岸田の苦戦は必至。二階を引っ張り出すも困難な日中関係「正常化」

th20230410
 

2022年に国交正常化50周年を迎えたものの、米中対立の影響もあり冷え込みを見せている日中関係。4月1日には林芳正外相が訪中を果たしましたが、この先両国の関係は改善に向かうのでしょうか。今回のメルマガ『高野孟のTHE JOURNAL』ではジャーナリストの高野さんが、日中両国民のお互いに対する感情が悪化した原因を解説。さらに日本人の対中国ヘイト感情をここまで高めてしまった要因を考察しています。

※本記事は有料メルマガ『高野孟のTHE JOURNAL』2023年4月10日号の一部抜粋です。ご興味をお持ちの方はぜひこの機会に初月無料のお試し購読をどうぞ。

プロフィール高野孟たかのはじめ
1944年東京生まれ。1968年早稲田大学文学部西洋哲学科卒。通信社、広告会社勤務の後、1975年からフリー・ジャーナリストに。同時に内外政経ニュースレター『インサイダー』の創刊に参加。80年に(株)インサイダーを設立し、代表取締役兼編集長に就任。2002年に早稲田大学客員教授に就任。08年に《THE JOURNAL》に改名し、論説主幹に就任。現在は千葉県鴨川市に在住しながら、半農半ジャーナリストとしてとして活動中。

解けぬ「台湾有事は日本有事」の呪い。安倍元首相の悪しき遺産に縛られる岸田政権

林芳正外相が4月1~2日、日本の外相として3年3カ月ぶりに北京を訪問し、李強首相と40分間、秦剛=中国外相とワーキングランチを含め3時間45分、党の外交責任者である王毅=政治局員/前外相/元駐日大使とも夕食会で1時間40分と、合計6時間を超える会談を持った。
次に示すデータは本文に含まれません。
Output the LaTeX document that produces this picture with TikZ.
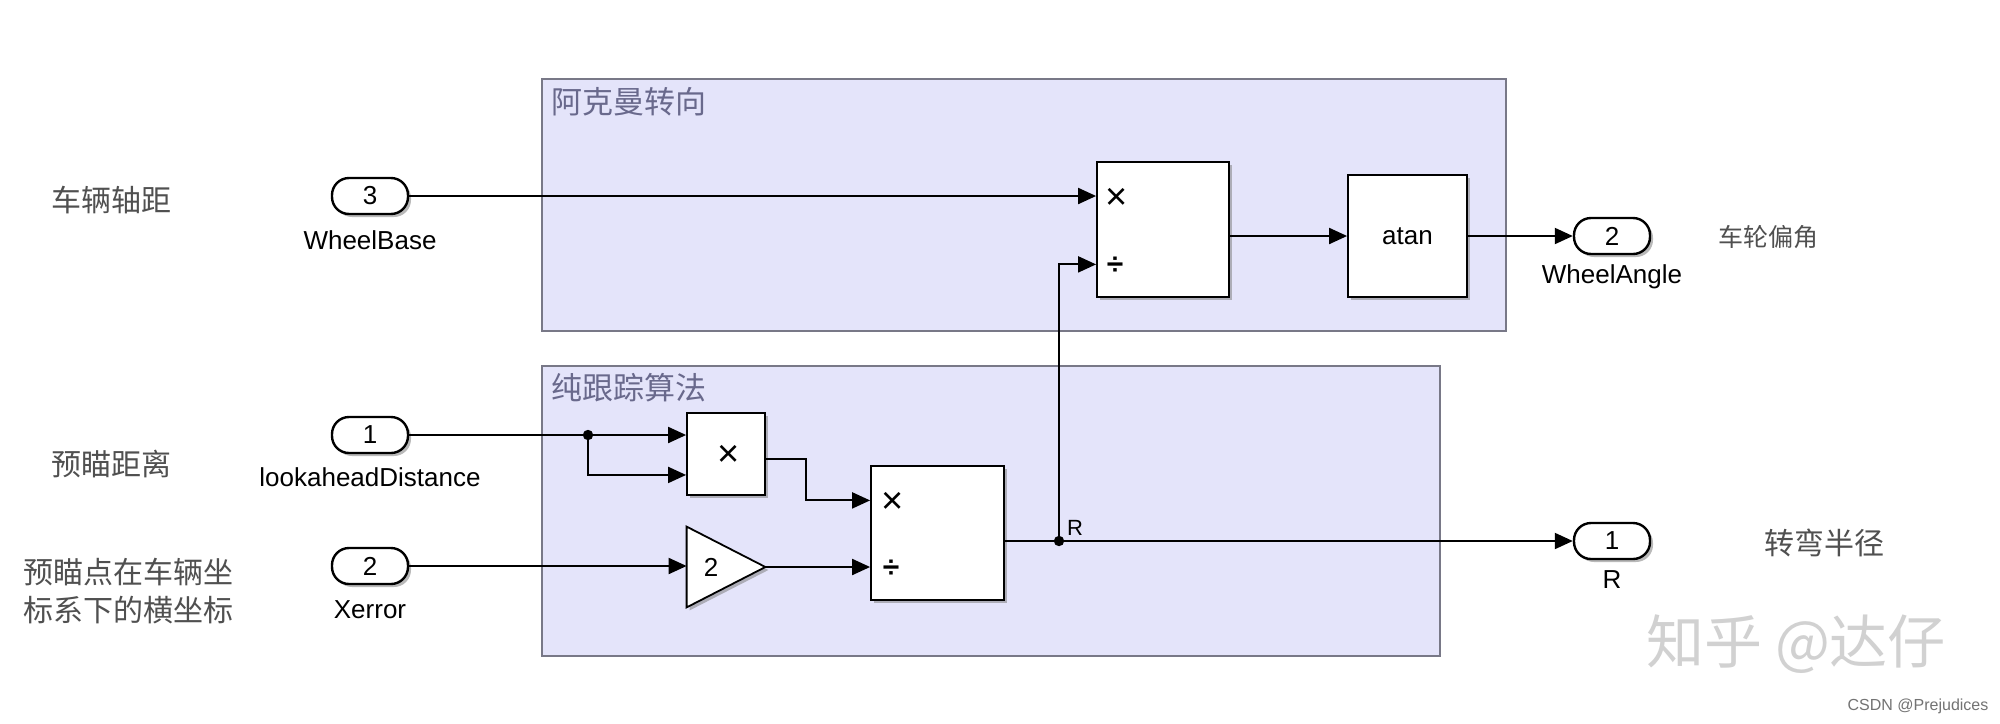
\documentclass[tikz,border=0pt]{standalone}
\usepackage{fontspec}
\setmainfont{Liberation Sans}
\newfontfamily\cjk{Noto Sans CJK SC}
\usetikzlibrary{arrows.meta,shadows,calc}
\definecolor{areafill}{RGB}{228,228,250}
\definecolor{areadraw}{RGB}{120,120,135}
\definecolor{titlecol}{RGB}{105,105,140}
\definecolor{cjkgray}{RGB}{80,80,80}
\tikzset{
  area/.style={fill=areafill,draw=areadraw,line width=1pt},
  shad/.style={drop shadow={shadow xshift=1.5pt,shadow yshift=-1.5pt,fill=black!50,opacity=0.55}},
  blk/.style={draw=black,fill=white,line width=0.9pt,inner sep=0pt,shad,
              font=\fontsize{13}{15}\selectfont},
  port/.style={draw=black,fill=white,line width=1.2pt,rounded corners=8.5pt,
               minimum width=38pt,minimum height=18pt,inner sep=0pt,shad,
               font=\fontsize{13}{15}\selectfont},
  lbl/.style={font=\fontsize{13}{15}\selectfont,inner sep=0pt},
  cjklbl/.style={font=\cjk\fontsize{15}{19}\selectfont,text=cjkgray,inner sep=0pt,align=left},
  ttl/.style={font=\cjk\fontsize{15.5}{19}\selectfont,text=titlecol,inner sep=0pt,anchor=west},
  mulsym/.style={font=\fontsize{19}{20}\selectfont,inner sep=0pt},
  divsym/.style={font=\bfseries\fontsize{15}{16}\selectfont,inner sep=0pt},
  conn/.style={line width=1pt,-{Triangle[length=9pt,width=8pt]}},
  wire/.style={line width=1pt},
}
\begin{document}
\begin{tikzpicture}[x=0.5pt,y=-0.5pt]
\useasboundingbox (0,0) rectangle (2000,723);
\fill[white] (0,0) rectangle (2000,723);

% subsystem areas
\path[area] (542,79) rectangle (1506,331);
\path[area] (542,366) rectangle (1440,656);
\node[ttl] (t1) at (551,102) {阿克曼转向};
\node[ttl] (t2) at (551,388) {纯跟踪算法};

% side labels
\node[cjklbl] (c1) at (111,200) {车辆轴距};
\node[cjklbl] (c2) at (111,464) {预瞄距离};
\node[cjklbl,align=left] (c3) at (128,591) {预瞄点在车辆坐\\标系下的横坐标};
\node[cjklbl,font=\cjk\fontsize{12.5}{15}\selectfont] (c4) at (1768,237) {车轮偏角};
\node[cjklbl] (c5) at (1824,543) {转弯半径};

% ports
\node[port] (p3) at (370,196) {3};
\node[lbl] (p3l) at (370,240) {WheelBase};
\node[port] (p1) at (370,435) {1};
\node[lbl] (p1l) at (370,477) {lookaheadDistance};
\node[port] (p2) at (370,566) {2};
\node[lbl] (p2l) at (370,610) {Xerror};
\node[port] (out2) at (1612,236) {2};
\node[lbl] (out2l) at (1612,277) {WheelAngle};
\node[port] (outR) at (1612,541) {1};
\node[lbl] (outRl) at (1612,580) {R};

% blocks
\node[blk,minimum width=66pt,minimum height=67.5pt] (prodA) at (1163,229.5) {};
\node[mulsym] (prodAx) at (1117,199) {×};
\node[divsym] (prodAd) at (1115,266) {÷};
\node[blk,minimum width=59.5pt,minimum height=61pt] (atan) at (1407.5,236) {atan};
\node[blk,minimum width=39pt,minimum height=41pt] (mult) at (726,454) {};
\node[mulsym] (multx) at (729,456) {×};
\node[blk,minimum width=66.5pt,minimum height=67pt] (prodB) at (937.5,533) {};
\node[mulsym] (prodBx) at (893,503) {×};
\node[divsym] (prodBd) at (891,569) {÷};
\node[minimum width=39pt,minimum height=40pt,inner sep=0pt] (gain) at (726,567) {};
\filldraw[draw=black,fill=white,line width=0.9pt,shad]
  (gain.north west) -- (gain.east) -- (gain.south west) -- cycle;
\node[lbl] (gaint) at (711,567) {2};

% port coordinates
\coordinate (aIn2) at ($(prodA.north west)!0.755!(prodA.south west)$);
\coordinate (mIn2) at ($(mult.north west)!0.75!(mult.south west)$);
\coordinate (mOut) at ($(mult.north east)!0.56!(mult.south east)$);
\coordinate (bIn1) at ($(prodB.north west)!0.26!(prodB.south west)$);
\coordinate (j1) at (588,435);
\coordinate (j2) at (1059,541);

% connectors
\draw[conn] (p3.east) -- (p3.east -| prodA.west);
\draw[conn] (prodA.east |- atan.west) -- (atan.west);
\draw[conn] (atan.east) -- (out2.west);
\draw[wire] (p1.east) -- (j1);
\draw[conn] (j1) -- (j1 -| mult.west);
\draw[conn] (j1) |- (mIn2);
\draw[conn] (mOut) -- ++(40,0) |- (bIn1);
\draw[conn] (p2.east) -- (p2.east -| gain.west);
\draw[conn] (gain.east) -- (gain.east -| prodB.west);
\draw[wire] (prodB.east |- j2) -- (j2);
\draw[conn] (j2) -- (outR.west);
\draw[conn] (j2) |- (aIn2);
\fill (j1) circle (2.6pt);
\fill (j2) circle (2.6pt);
\node[font=\fontsize{11}{13}\selectfont,inner sep=0pt] (rlab) at (1075,528) {R};

% watermarks
\node[font=\cjk\fontsize{29}{32}\selectfont,text=black!18,inner sep=0pt] (wm) at (1796,644) {知乎 @达仔};
\node[font=\fontsize{8}{10}\selectfont,text=black!55,inner sep=0pt] (csdn) at (1918,706) {CSDN @Prejudices};
\end{tikzpicture}
\end{document}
日本のメディアは、双方の意見の隔たりはなお大きく、合意できたことは少なかったなどと評しているが、そんなことはどうでもいいことで、林が行ってこのような異例とも言える扱いを受けたこと自体が重要な成果である。

二階の日中議連会長就任で議員外交は動き出すが…

この直前の3月31日には、日中の防衛当局間に緊急時に情報・意見交換をして無用な衝突を回避するための「専用ホットライン」が開設されたことが発表された。これは、2018年5月に安倍晋三・李克強両首相の間で合意された「日中海空連絡メカニズム」の3項目の1つで、防衛当局者・専門家の定期会合、双方の現場の航空機・艦船同士の直接連絡の方法についてはすでに実現していたが、双方の司令部レベルのホットライン開設は棚上げのままだった。これが遅れていた原因の1つは、安倍とその周辺の右翼勢力の反中国姿勢にあったが、ようやくその重圧が遠のいたことの現れである。

さらにその数日前には、自民党大物の中で数少ない親中派である二階俊博=元幹事長が「日中友好議連」の会長に内定し、正式就任の後、6月にも訪中する予定であることが明らかになった。前会長の林が岸田内閣の外相に就任後、「誤解を避けるため」と言って会長から引いた後、空席になっていたのだが、大物の就任で再び政府レベルとはまた違った議員外交が動き出すことになる。

二階は元々、自分の築いてきた対中人脈をそっくり林に引き渡すつもりでいたという。それが、日中関係そのものの冷却化、安倍的右翼の影響力残存、コロナ禍の影響などで遅れていたところ、岸田文雄首相の方から小渕優子=党組織運動本部長を通じて会長就任の要請があり、二階の受託後、4月3日に岸田が二階と党本部で会談し、林訪中後の日中関係の進め方について協議している。

従って、これら一連の動きは相互に密接に関連したものであり、岸田政権が日中関係改善に向け動き出したことを示すものと言える。そのことと、安倍の悪しき遺産の1つである「台湾有事は日本有事」という状況認識と国際法理解の誤謬との整合性の欠如とはまた別問題で、岸田はその狭間で今後ともジタバタすることになろう。